One of the most beautiful things about the Alliance system is that it gives you the illusion of significant choice without actually offering a lot of significant choices.

Illusion of choice is basically just as good as actual choice for the vast majority of players. In general, players want to feel like they have as much freedom as possible while designing their character. The Alliance system creates the perception, and as is true in most things in life, perception is all that really matters.

As someone behind desk, though, who has analyzed this system for decades (though, honestly, I was able to see between the lines after only a few years), I know that the actual variance between characters of roughly equal level (ignoring magic items and uber-rituals) is relatively minimal. The reason is because no matter how creative you are, it is basically impossible to push a character significantly higher than the baseline character for a specific class (baseline defined as the "cookie cutter" build with about 10% - 20% of experience spent on roleplay / cornercase racials).

There are a few well known options for pushing the envelope. These includes things like a 1-dot celestial pyramid for non-casters, 3 ranks of alchemy, and a shield for casters. But that list is pretty close to exclusive and none of these options breaks the game so hard that it is hard to estimate the ceiling for power level of a PC of a specific level.

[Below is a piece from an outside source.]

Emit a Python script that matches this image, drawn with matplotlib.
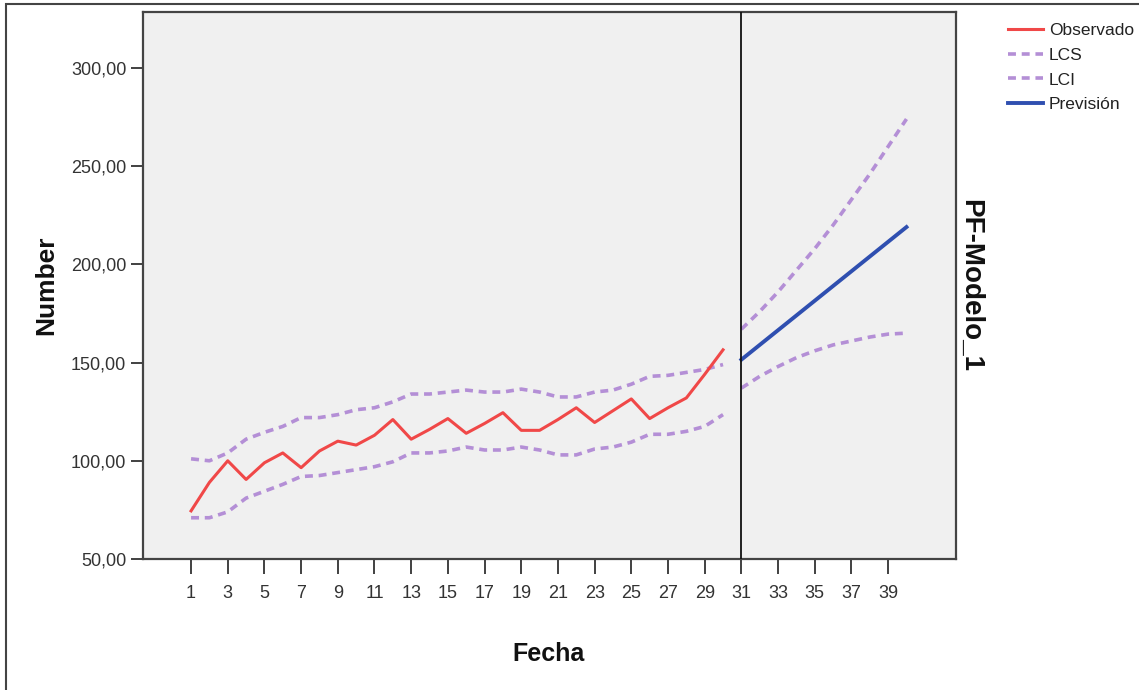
import matplotlib
matplotlib.use("Agg")
import matplotlib.pyplot as plt
from matplotlib.patches import Rectangle

# ---- data ----
obs_x = list(range(1, 31))
observado = [74.5, 89, 100, 90.5, 99, 104, 96.5, 105, 110, 108, 113, 121, 111, 116, 121.5,
             114, 119, 124.5, 115.5, 115.5, 121, 127, 119.5, 125.5, 131.5, 121.5, 127, 132, 144, 156.5]
lcs_obs = [101, 100, 104, 111, 114.5, 117.5, 122, 122, 123.5, 126, 127, 130, 134, 134, 135,
           136, 135, 135, 136.5, 135, 132.5, 132.5, 135, 136, 139, 143, 143.5, 145, 146.5, 149]
lci_obs = [71, 71, 74, 81, 84.5, 88, 92, 92.5, 94, 95.5, 97, 99.5, 104, 104, 105,
           107, 105.5, 105.5, 107, 105.5, 103, 103, 106, 107, 109.5, 113.5, 113.5, 115, 117.5, 123.5]

fc_x = list(range(31, 41))
prevision = [151.5, 159, 166.5, 174, 181.5, 189, 196.5, 204, 211.5, 219]
lcs_fc = [167, 176, 186, 197, 208, 220, 233, 246, 260, 274]
lci_fc = [137, 143, 148, 152.5, 156, 159, 161, 163, 164.5, 165]

xticks = list(range(1, 40, 2))
yticks = [50, 100, 150, 200, 250, 300]
ytick_labels = ["50,00", "100,00", "150,00", "200,00", "250,00", "300,00"]

# ---- style ----
narrow = ['Liberation Sans Narrow', 'Liberation Sans', 'DejaVu Sans']
boldf = ['Liberation Sans', 'DejaVu Sans']
red = '#f04848'
purple = '#b48fd6'
blue = '#2f4fb0'
dash = (0, (2.2, 1.6))

W, H = 1139, 690
fig = plt.figure(figsize=(W / 100, H / 100), dpi=100)
fig.patch.set_facecolor('white')

# outer frame
fig.add_artist(Rectangle((6 / W, -0.01), 1.02, 1 - 4 / H + 0.01, transform=fig.transFigure,
                         fill=False, edgecolor='#444444', linewidth=1.5))

ax = fig.add_axes([143 / W, 1 - 559 / H, (956 - 143) / W, (559 - 12) / H])
ax.set_facecolor('#f0f0f0')

ax.plot(obs_x, lcs_obs, color=purple, lw=2.6, ls=dash, label='LCS', zorder=2)
ax.plot(obs_x, lci_obs, color=purple, lw=2.6, ls=dash, label='LCI', zorder=2)
ax.plot(fc_x, lcs_fc, color=purple, lw=2.6, ls=dash, zorder=2)
ax.plot(fc_x, lci_fc, color=purple, lw=2.6, ls=dash, zorder=2)
ax.plot(obs_x, observado, color=red, lw=2.2, label='Observado', zorder=3)
ax.plot(fc_x, prevision, color=blue, lw=2.8, label='Previsión', zorder=3)
ax.axvline(31, color='#111111', lw=1.3, zorder=4)

ax.set_xlim(-1.62, 42.7)
ax.set_ylim(50, 328.5)
ax.set_xticks(xticks)
ax.set_xticklabels([str(t) for t in xticks], fontfamily=narrow, fontsize=13, color='#333333')
ax.set_yticks(yticks)
ax.set_yticklabels(ytick_labels, fontfamily=narrow, fontsize=13, color='#333333')
ax.tick_params(axis='x', direction='out', length=11, width=1.3, color='#333333', pad=8)
ax.tick_params(axis='y', direction='out', length=9, width=1.3, color='#333333', pad=3)
for s in ax.spines.values():
    s.set_color('#444444')
    s.set_linewidth(1.6)

# legend
handles, labels = ax.get_legend_handles_labels()
order = ['Observado', 'LCS', 'LCI', 'Previsión']
hmap = dict(zip(labels, handles))
leg = fig.legend([hmap[o] for o in order], order, loc='upper left',
                 bbox_to_anchor=(1001 / W, 1 - 16 / H), frameon=False,
                 prop={'family': narrow, 'size': 12.5}, handlelength=2.0,
                 handletextpad=0.35, labelspacing=0.55, borderaxespad=0)
for t in leg.get_texts():
    t.set_color('#222222')

fig.text(46 / W, 1 - 285 / H, 'Number', rotation=90, ha='center', va='center',
         fontfamily=boldf, fontweight='bold', fontsize=19, color='#111111')
fig.text(549 / W, 1 - 654 / H, 'Fecha', ha='center', va='center',
         fontfamily=boldf, fontweight='bold', fontsize=18, color='#111111')
fig.text(970 / W, 1 - 285 / H, 'PF-Modelo_1', rotation=-90, ha='center', va='center',
         fontfamily=boldf, fontweight='bold', fontsize=20, color='#111111')

fig.savefig('out.png', dpi=100, facecolor='white')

The only real potential problem is heavily underpowered characters. However, since the advent of fluid classing, these characters are almost always a result of intentional focus towards roleplay over combat, rather than poor system mastery. I'm not saying poor system mastery can't make a character hard to judge. There are, for example, a few "sour spots" for build spent ratios for cross class builds (templars, scouts, and adepts). But that type of terrible unintentional terrible build is few and far between.

In short, while the rules technically let you build any character you want, in the vast majority of cases I can gauge relative combat potential just by knowing the level and class of a character. Meaningful variance between characters is incredibly rare, even when their builds look very different on paper. It is very convenient for people who run the game.

-MS

P.S. - Normally I'd be wary of posting something like this to the Alliance boards, because it is the kind of thing that might annoy certain types of players, but I'm pretty sure that just about anyone posting to or reading this forum should be comfortable with this concept.

P.P.S. - In case it wasn't clear, I believe standardized builds are effectively already a part of this game. Furthermore, I believe that nothing I have seen in 2.0 (including paragon paths) changes that statement.